Current Deep Learning architectures grow to learn from complex datasets
Abstract
Current Deep Learning (DL) architectures are growing larger to learn from complex datasets. Training and tuning astronomical sized models are time and energy consuming and stalls the progress in AI. Industries are increasingly investing in specialized hardware and deep learning accelerators like TPUs and GPUs to scale up the process. It is taken for granted that commodity hardware CPU is incapable of outperforming powerful accelerators such as GPUs in a head-to-head comparison of training large DL models. However, GPUs come with additional concerns: expensive infrastructural change which only few can afford, hard to virtualize, main memory limitations. Furthermore, the energy consumption of current AI training is prohibitively expensive. An article from MIT Technology Review noted that training one Deep Learning models are generating more carbon footprint than five cars in their lifetime.

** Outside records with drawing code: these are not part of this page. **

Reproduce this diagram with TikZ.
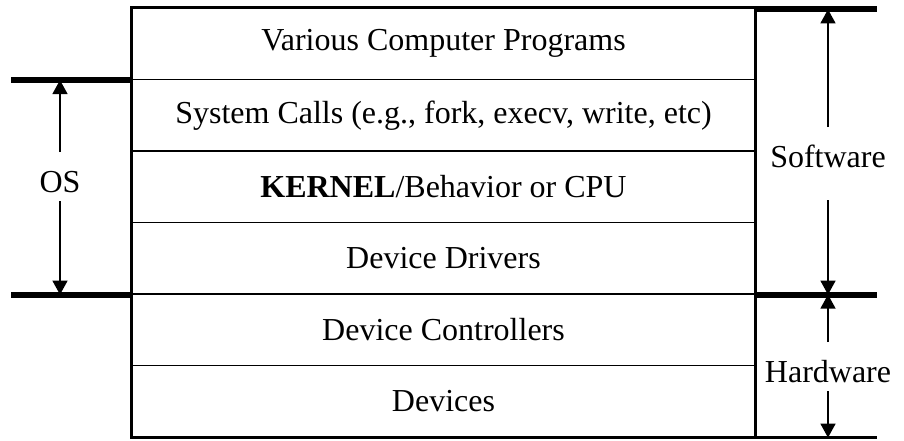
\documentclass[tikz,border=0pt]{standalone}
\usepackage{fontspec}
\setmainfont{Liberation Serif}
\usetikzlibrary{arrows.meta}

\tikzset{
    layer/.style={draw, line width=0.6pt, minimum width=311.5pt, minimum height=35.75pt,
        inner sep=0pt, font=\fontsize{16}{19}\selectfont},
    lbl/.style={inner xsep=2pt, inner ysep=4.5pt, text height=15.2pt, text depth=0pt,
        font=\fontsize{16}{19}\selectfont},
    bar/.style={line width=3pt},
    arr/.style={line width=0.8pt, -{Triangle[length=7pt,width=7.5pt]}}
}

\begin{document}
\begin{tikzpicture}[x=0.5pt, y=-0.5pt]
    \useasboundingbox (0,0) rectangle (904,440);

    % the layers
    \node[layer] (prog) at (443.5,43.75) {Various Computer Programs};
    \node[layer] (sys) at (443.5,115.25) {System Calls (e.g., fork, execv, write, etc)};
    \node[layer] (kern) at (443.5,186.75) {\textbf{KERNEL}/Behavior or CPU};
    \node[layer] (drv) at (443.5,258.25) {Device Drivers};
    \node[layer] (ctrl) at (443.5,329.75) {Device Controllers};
    \node[layer] (dev) at (443.5,401.25) {Devices};
    \draw[line width=1pt] (prog.north west) rectangle (dev.south east);

    % bars
    \draw[bar] (prog.south west) -- ++(-120,0);
    \draw[bar] (drv.south west) -- ++(-120,0);
    \draw[bar] (prog.north east) ++(0,2) -- ++(121,0);
    \draw[bar] (drv.south east) -- ++(121,0);
    \draw[line width=1.2pt] (dev.south east) -- ++(121,0);

    % labels
    \node[lbl, anchor=base] (os) at (60,192) {OS};
    \node[lbl, anchor=base, text depth=12pt] (sw) at (828,167) {Software};
    \node[lbl, anchor=base] (hw) at (828,382) {Hardware};

    \path[arr] (os) edge (os |- prog.south);
    \path[arr] (os) edge (os |- drv.south);
    \path[arr] (sw) edge ([yshift=-1pt]sw |- prog.north);
    \path[arr] (sw) edge (sw |- drv.south);
    \path[arr] (hw) edge (hw |- drv.south);
    \path[arr] (hw) edge (hw |- dev.south);
\end{tikzpicture}
\end{document}
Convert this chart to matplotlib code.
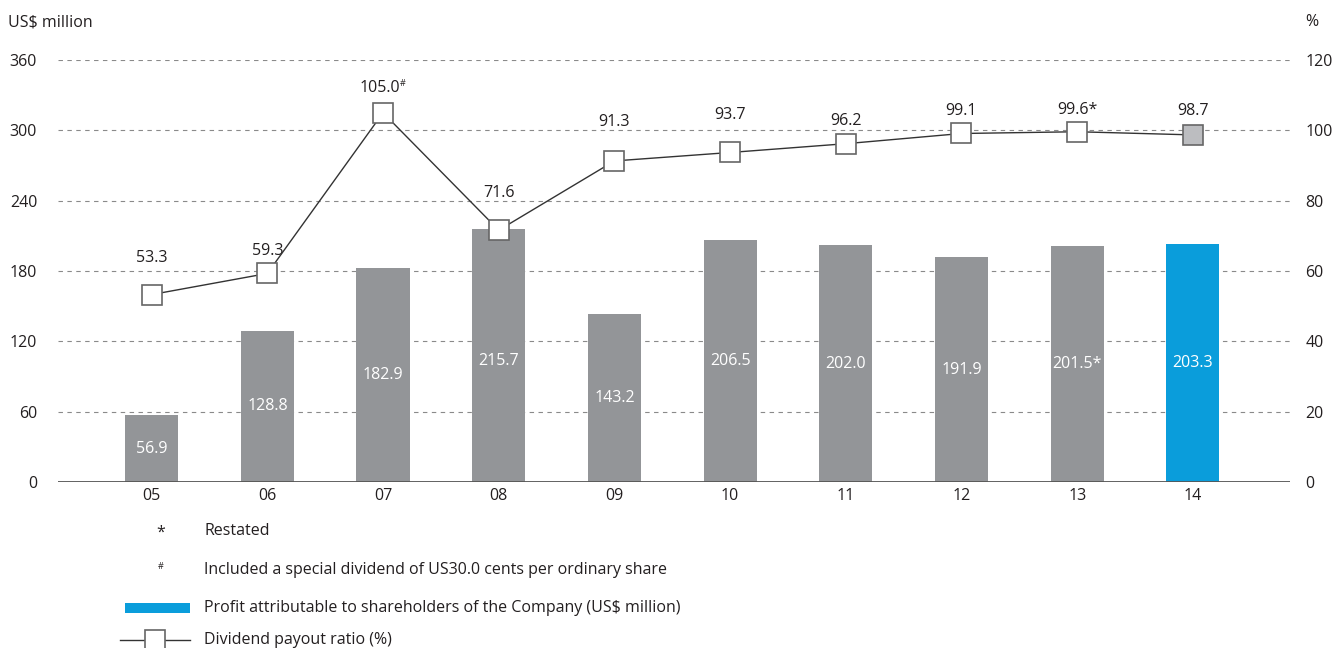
import matplotlib.pyplot as plt
from matplotlib.lines import Line2D
from matplotlib.patches import Rectangle

plt.rcParams['font.family'] = ['Open Sans', 'DejaVu Sans']

# profit and payout data by financial year
years = ["05", "06", "07", "08", "09", "10", "11", "12", "13", "14"]
profit = [56.9, 128.8, 182.9, 215.7, 143.2, 206.5, 202.0, 191.9, 201.5, 203.3]
profit_labels = ["56.9", "128.8", "182.9", "215.7", "143.2", "206.5", "202.0", "191.9", "201.5*", "203.3"]
payout = [53.3, 59.3, 105.0, 71.6, 91.3, 93.7, 96.2, 99.1, 99.6, 98.7]
payout_labels = ["53.3", "59.3", "105.0", "71.6", "91.3", "93.7", "96.2", "99.1", "99.6*", "98.7"]
left_ticks = [0, 60, 120, 180, 240, 300, 360]
right_ticks = [0, 20, 40, 60, 80, 100, 120]

GREY = "#939598"
BLUE = "#0a9ddb"
TEXT = "#231f20"
FS = 11.5

fig = plt.figure(figsize=(13.36, 6.48), dpi=100)
ax = fig.add_axes([0.0434, 0.2562, 0.9222, 0.6512])
ax2 = ax.twinx()

x = list(range(len(years)))
colors = [GREY] * (len(years) - 1) + [BLUE]
ax.bar(x, profit, width=0.46, color=colors, zorder=2)
for xi, v, lab in zip(x, profit, profit_labels):
    ax.text(xi, min(v / 2, 103), lab, ha="center", va="center",
            color="white", fontsize=FS, zorder=3)

ax.set_xlim(-0.81, 9.84)
ax.set_ylim(0, 360)
ax.set_yticks(left_ticks)
ax.set_xticks(x)
ax.set_xticklabels(years)
for t in left_ticks[1:]:
    ax.axhline(t, color="#8a8a8a", lw=0.8, ls=(0, (4, 4)), zorder=1)
ax.axhline(0, color="#555555", lw=1.3, zorder=4)
ax.tick_params(axis="both", length=0, labelsize=FS, labelcolor=TEXT)
ax.tick_params(axis="y", pad=15)
ax.tick_params(axis="x", pad=4)
for s in ax.spines.values():
    s.set_visible(False)
for s in ax2.spines.values():
    s.set_visible(False)

# payout ratio line on the right-hand axis
ax2.set_ylim(0, 120)
ax2.set_yticks(right_ticks)
ax2.tick_params(axis="y", length=0, labelsize=FS, labelcolor=TEXT, pad=11)
ax2.plot(x, payout, color="#333333", lw=1.0, zorder=5)
face = ["white"] * (len(years) - 1) + ["#bcbdc0"]
for xi, v, fc in zip(x, payout, face):
    ax2.plot(xi, v, marker="s", ms=15, mfc=fc, mec="#666666", mew=1.2, zorder=6)

# value labels sit higher where the line rises steeply into the point
label_lift = [26, 16, 18, 27, 28, 27, 16, 16, 16, 17]
label_shift = [0, 0, -2.5, 0, 0, 0, 0, 0, 0, 0]
for xi, v, lab, dy, dx in zip(x, payout, payout_labels, label_lift, label_shift):
    ax2.annotate(lab, (xi, v), xytext=(dx, dy), textcoords="offset points",
                 ha="center", va="center", fontsize=FS, color=TEXT)
ax2.annotate("#", (x[2], payout[2]), xytext=(12, label_lift[2] + 3), textcoords="offset points",
             ha="left", va="center", fontsize=6.5, color=TEXT)

fig.text(0.006, 0.966, "US$ million", fontsize=FS, color=TEXT, va="center")
fig.text(0.977, 0.966, "%", fontsize=FS, color=TEXT, va="center")

# notes and legend beneath the chart
fig.text(0.120, 0.178, "*", fontsize=FS, color=TEXT, ha="center", va="center")
fig.text(0.153, 0.180, "Restated", fontsize=FS, color=TEXT, va="center")
fig.text(0.120, 0.126, "#", fontsize=6.5, color=TEXT, ha="center", va="center")
fig.text(0.153, 0.120, "Included a special dividend of US30.0 cents per ordinary share",
         fontsize=FS, color=TEXT, va="center")
fig.patches.append(Rectangle((0.0935, 0.054), 0.0487, 0.0155, transform=fig.transFigure,
                             facecolor=BLUE, edgecolor="none"))
fig.text(0.153, 0.062, "Profit attributable to shareholders of the Company (US$ million)",
         fontsize=FS, color=TEXT, va="center")
fig.lines.append(Line2D([0.0898, 0.1422], [0.0125, 0.0125], transform=fig.transFigure,
                        color="#333333", lw=1.0))
fig.lines.append(Line2D([0.1160], [0.0125], transform=fig.transFigure, marker="s", ms=15,
                        mfc="white", mec="#666666", mew=1.2))
fig.text(0.153, 0.012, "Dividend payout ratio (%)", fontsize=FS, color=TEXT, va="center")

fig.savefig("out.png", dpi=100)
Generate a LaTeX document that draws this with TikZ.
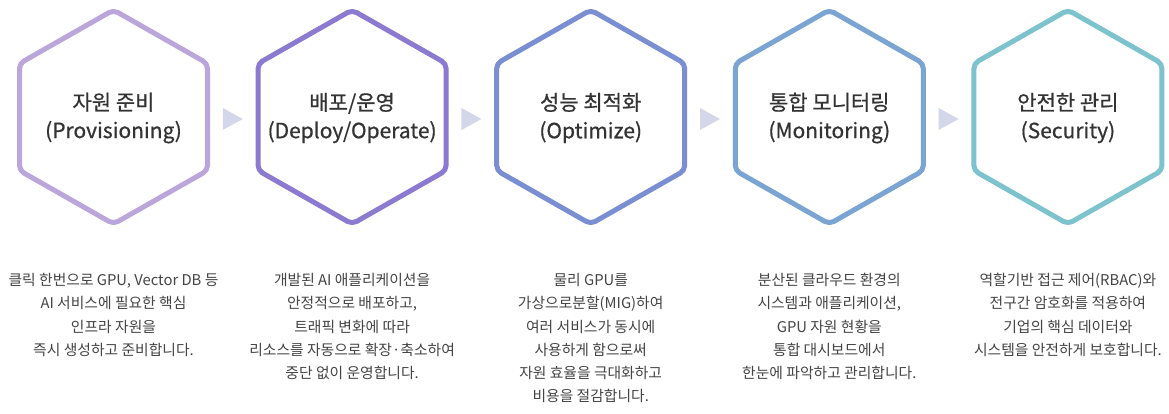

In this talk, I will demonstrate the first algorithmic progress that challenges the common knowledge prevailing in the community that specialized processors like GPUs are significantly superior to CPUs for training large neural networks. The algorithm is a novel alternative to traditional matrix-multiplication-based backpropagation. We will show how data structures, particularly hash tables, can reduce the no of multiplications associated with the forward pass of the neural networks. The resulting algorithm is orders of magnitude cheaper and hence energy efficient. The very sparse nature of updates uniquely allows for an asynchronous data-parallel gradient descent algorithm. A C++ implementation with multi-core parallelism and workload optimization on CPU is anywhere from 4-15x faster than the most optimized implementations of Tensorflow on the best availableV100 GPUs in a head-to-head comparison. The associated task is training a 100-million-parameter neural network on Kaggle Amazon recommendation datasets. If time permits, I will also illustrate some of our developed softwares in this direction.
Biography
Anshumali Shrivastava is an associate professor in the computer science department at Rice University. He is also the Founder and CEO of ThirdAI Corp, a company that is democratizing AI to commodity hardware through software innovations. His broad research interests include randomized algorithms for large-scale machine learning. In 2018, Science news named him one of the Top-10 scientists under 40 to watch. He is a recipient of the National Science Foundation CAREER Award, a Young Investigator Award from the Air Force Office of Scientific Research, a machine learning research award from Amazon, and a Data Science Research Award from Adobe. He has won numerous paper awards, including Best Paper Award at NIPS 2014 and Most Reproducible Paper Award at SIGMOD 2019.